Exactly as written, set down the lines from the top of the entries through the line bearing "s.set_linewidth(1.0)", with every picture left out.

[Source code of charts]
* Start *
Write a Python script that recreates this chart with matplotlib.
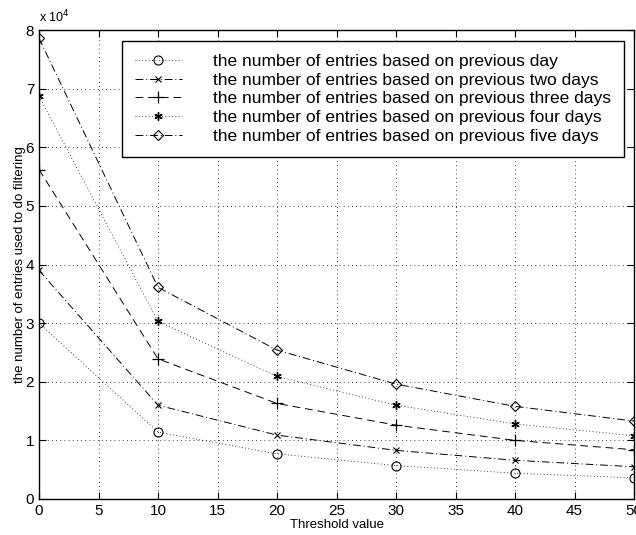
import matplotlib
matplotlib.use('Agg')
import matplotlib.pyplot as plt
import numpy as np

plt.rcParams['font.family'] = ['Liberation Sans', 'DejaVu Sans']

thresholds = [0, 10, 20, 30, 40, 50]
one_day = [30000, 11400, 7700, 5700, 4400, 3600]
two_days = [39000, 16000, 10900, 8300, 6600, 5500]
three_days = [56200, 23900, 16300, 12600, 10000, 8400]
four_days = [68700, 30300, 20900, 16000, 12800, 10800]
five_days = [78600, 36100, 25400, 19600, 15800, 13300]

labels = ['the number of entries based on previous day',
          'the number of entries based on previous two days',
          'the number of entries based on previous three days',
          'the number of entries based on previous four days',
          'the number of entries based on previous five days']

fig = plt.figure(figsize=(6.36, 5.35), dpi=100)
ax = fig.add_axes([39 / 636, 1 - 499 / 535, 595 / 636, 469 / 535])

scale = 1e4
ax.plot(thresholds, np.array(one_day) / scale, color='k', lw=0.6, ls=(0, (1, 3)),
        marker='o', ms=6.5, mfc='none', mew=0.8, label=labels[0])
ax.plot(thresholds, np.array(two_days) / scale, color='k', lw=0.7, ls=(0, (8, 3, 1, 3)),
        marker='x', ms=5, mew=0.8, label=labels[1])
ax.plot(thresholds, np.array(three_days) / scale, color='k', lw=0.7, ls=(0, (8, 5)),
        marker='+', ms=8, mew=0.9, label=labels[2])
ax.plot(thresholds, np.array(four_days) / scale, color='k', lw=0.6, ls=(0, (1, 3)),
        marker=(6, 2, 0), ms=6, mew=1.0, label=labels[3])
ax.plot(thresholds, np.array(five_days) / scale, color='k', lw=0.7, ls=(0, (8, 3, 1, 3)),
        marker='D', ms=5.5, mfc='none', mew=0.8, label=labels[4])

ax.set_xlim(0, 50)
ax.set_ylim(0, 8)
ax.set_xticks(range(0, 51, 5))
ax.set_yticks(range(0, 9))
ax.grid(True, color='k', ls=(0, (1, 4)), lw=0.6)
ax.tick_params(direction='in', top=True, right=True, labelsize=11, length=5, width=0.8)
for s in ax.spines.values():
    s.set_linewidth(1.0)

ax.text(0.0, 1.01, 'x 10$^4$', transform=ax.transAxes, fontsize=9, va='bottom', ha='left')
ax.set_xlabel('Threshold value', fontsize=9.5, labelpad=1)
ax.set_ylabel('the number of entries used to do filtering', fontsize=9.5, labelpad=0)

leg = ax.legend(loc='upper right', bbox_to_anchor=(585 / 595, 1 - 11 / 469), fontsize=12.5,
                fancybox=False, framealpha=1, edgecolor='k', handlelength=2.7,
                handletextpad=1.8, labelspacing=0.2, borderpad=0.75, borderaxespad=0)
leg.get_frame().set_linewidth(1.0)

fig.savefig('out.png', dpi=100)
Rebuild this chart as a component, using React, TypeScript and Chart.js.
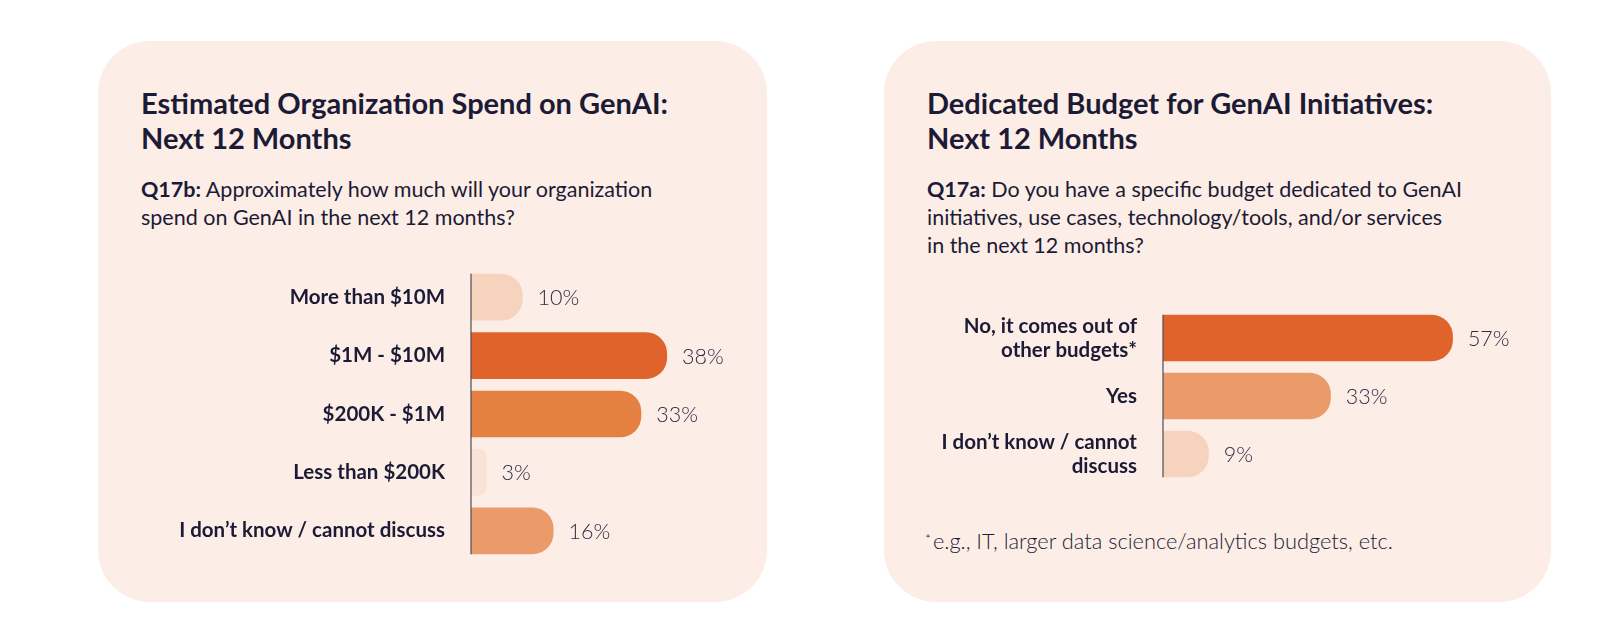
import React, { useEffect, useRef } from "react";
import { Chart, registerables } from "chart.js";

Chart.register(...registerables);

const FONT = "Lato";
const NAVY = "#1c1b36";
const CARD_BG = "#fcede6";

// Left chart data
const spendCategories = [
  "More than $10M",
  "$1M - $10M",
  "$200K - $1M",
  "Less than $200K",
  "I don\u2019t know / cannot discuss",
];
const spendValues = [10, 38, 33, 3, 16];
const spendColors = ["#f6d3bc", "#e0632c", "#e48042", "#f9e3d6", "#eb9b6a"];

// Right chart data
const budgetCategories = [
  ["No, it comes out of", "other budgets*"],
  "Yes",
  ["I don\u2019t know / cannot", "discuss"],
];
const budgetValues = [57, 33, 9];
const budgetColors = ["#e0632c", "#eb9b6a", "#f6d3bc"];

const barDecor = {
  id: "barDecor",
  afterDatasetsDraw(chart: any) {
    const ctx = chart.ctx;
    const meta = chart.getDatasetMeta(0);
    const data = chart.data.datasets[0].data;
    ctx.save();
    ctx.font = `300 21.5px ${FONT}`;
    ctx.fillStyle = "#2e2d44";
    ctx.textBaseline = "middle";
    ctx.textAlign = "left";
    meta.data.forEach((bar: any, i: number) => {
      ctx.fillText(`${data[i]}%`, bar.x + 15, bar.y + 1);
    });
    const first = meta.data[0];
    const last = meta.data[meta.data.length - 1];
    const x0 = chart.scales.x.getPixelForValue(0);
    ctx.strokeStyle = "#4b4a58";
    ctx.lineWidth = 1.2;
    ctx.beginPath();
    ctx.moveTo(x0, first.y - first.height / 2);
    ctx.lineTo(x0, last.y + last.height / 2);
    ctx.stroke();
    ctx.restore();
  },
};

type BarProps = {
  labels: any[];
  values: number[];
  colors: string[];
  max: number;
  axisWidth: number;
  padRight: number;
  width: number;
  height: number;
};

function BarChart({ labels, values, colors, max, axisWidth, padRight, width, height }: BarProps) {
  const ref = useRef<HTMLCanvasElement | null>(null);
  useEffect(() => {
    if (!ref.current) return;
    const chart = new Chart(ref.current, {
      type: "bar",
      data: {
        labels,
        datasets: [
          {
            data: values,
            backgroundColor: colors,
            borderWidth: 0,
            borderRadius: { topLeft: 0, bottomLeft: 0, topRight: 21, bottomRight: 21 },
            borderSkipped: "start",
            barPercentage: 0.8,
            categoryPercentage: 1,
          },
        ],
      },
      options: {
        indexAxis: "y",
        animation: false,
        responsive: false,
        maintainAspectRatio: false,
        layout: { padding: { top: 10, bottom: 10, right: padRight, left: 0 } },
        plugins: { legend: { display: false }, tooltip: { enabled: false } },
        scales: {
          x: { display: false, min: 0, max },
          y: {
            grid: { display: false, drawTicks: false },
            border: { display: false },
            afterFit: (s: any) => {
              s.width = axisWidth;
              s.paddingTop = 0;
              s.paddingBottom = 0;
            },
            ticks: {
              padding: 26,
              color: NAVY,
              font: { family: FONT, size: 20.5, weight: "bold", lineHeight: 1.17 },
            },
          },
        },
      },
      plugins: [barDecor],
    });
    return () => chart.destroy();
  }, []);
  return <canvas ref={ref} width={width} height={height} style={{ width, height, display: "block" }} />;
}

const cardStyle = (left: number, width: number): React.CSSProperties => ({
  position: "absolute",
  left,
  top: 41,
  width,
  height: 561,
  borderRadius: 52,
  background: CARD_BG,
});

const titleStyle: React.CSSProperties = {
  position: "absolute",
  left: 43,
  top: 44,
  fontFamily: FONT,
  fontWeight: 700,
  fontSize: 29,
  lineHeight: "35px",
  color: NAVY,
  whiteSpace: "nowrap",
};

const subStyle: React.CSSProperties = {
  position: "absolute",
  left: 43,
  top: 134,
  fontFamily: FONT,
  fontWeight: 400,
  fontSize: 21.5,
  lineHeight: "28px",
  color: NAVY,
  whiteSpace: "nowrap",
};

export default function App() {
  return (
    <div style={{ position: "absolute", left: 0, top: 0, width: 1600, height: 633, background: "#ffffff", overflow: "hidden" }}>
      <div style={cardStyle(98, 669)}>
        <div style={titleStyle}>
          Estimated Organization Spend on GenAI:
          <br />
          Next 12 Months
        </div>
        <div style={subStyle}>
          <b>Q17b:</b> Approximately how much will your organization
          <br />
          spend on GenAI in the next 12 months?
        </div>
        <div style={{ position: "absolute", left: 42, top: 217 }}>
          <BarChart
            labels={spendCategories}
            values={spendValues}
            colors={spendColors}
            max={50}
            axisWidth={331}
            padRight={31}
            width={620}
            height={312}
          />
        </div>
      </div>
      <div style={cardStyle(884, 667)}>
        <div style={titleStyle}>
          Dedicated Budget for GenAI Initiatives:
          <br />
          Next 12 Months
        </div>
        <div style={subStyle}>
          <b>Q17a:</b> Do you have a specific budget dedicated to GenAI
          <br />
          initiatives, use cases, technology/tools, and/or services
          <br />
          in the next 12 months?
        </div>
        <div style={{ position: "absolute", left: 16, top: 258 }}>
          <BarChart
            labels={budgetCategories}
            values={budgetValues}
            colors={budgetColors}
            max={70}
            axisWidth={263}
            padRight={21}
            width={640}
            height={194}
          />
        </div>
        <div
          style={{
            position: "absolute",
            left: 41,
            top: 484,
            fontFamily: FONT,
            fontWeight: 300,
            fontSize: 21.8,
            lineHeight: "27px",
            color: NAVY,
            whiteSpace: "nowrap",
          }}
        >
          <span style={{ fontSize: 14, verticalAlign: "5px", marginRight: 2 }}>*</span>e.g., IT, larger data science/analytics budgets, etc.
        </div>
      </div>
    </div>
  );
}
* End *
### [Correct response]
Write a Python script that recreates this chart with matplotlib.
import matplotlib
matplotlib.use('Agg')
import matplotlib.pyplot as plt
import numpy as np

plt.rcParams['font.family'] = ['Liberation Sans', 'DejaVu Sans']

thresholds = [0, 10, 20, 30, 40, 50]
one_day = [30000, 11400, 7700, 5700, 4400, 3600]
two_days = [39000, 16000, 10900, 8300, 6600, 5500]
three_days = [56200, 23900, 16300, 12600, 10000, 8400]
four_days = [68700, 30300, 20900, 16000, 12800, 10800]
five_days = [78600, 36100, 25400, 19600, 15800, 13300]

labels = ['the number of entries based on previous day',
          'the number of entries based on previous two days',
          'the number of entries based on previous three days',
          'the number of entries based on previous four days',
          'the number of entries based on previous five days']

fig = plt.figure(figsize=(6.36, 5.35), dpi=100)
ax = fig.add_axes([39 / 636, 1 - 499 / 535, 595 / 636, 469 / 535])

scale = 1e4
ax.plot(thresholds, np.array(one_day) / scale, color='k', lw=0.6, ls=(0, (1, 3)),
        marker='o', ms=6.5, mfc='none', mew=0.8, label=labels[0])
ax.plot(thresholds, np.array(two_days) / scale, color='k', lw=0.7, ls=(0, (8, 3, 1, 3)),
        marker='x', ms=5, mew=0.8, label=labels[1])
ax.plot(thresholds, np.array(three_days) / scale, color='k', lw=0.7, ls=(0, (8, 5)),
        marker='+', ms=8, mew=0.9, label=labels[2])
ax.plot(thresholds, np.array(four_days) / scale, color='k', lw=0.6, ls=(0, (1, 3)),
        marker=(6, 2, 0), ms=6, mew=1.0, label=labels[3])
ax.plot(thresholds, np.array(five_days) / scale, color='k', lw=0.7, ls=(0, (8, 3, 1, 3)),
        marker='D', ms=5.5, mfc='none', mew=0.8, label=labels[4])

ax.set_xlim(0, 50)
ax.set_ylim(0, 8)
ax.set_xticks(range(0, 51, 5))
ax.set_yticks(range(0, 9))
ax.grid(True, color='k', ls=(0, (1, 4)), lw=0.6)
ax.tick_params(direction='in', top=True, right=True, labelsize=11, length=5, width=0.8)
for s in ax.spines.values():
    s.set_linewidth(1.0)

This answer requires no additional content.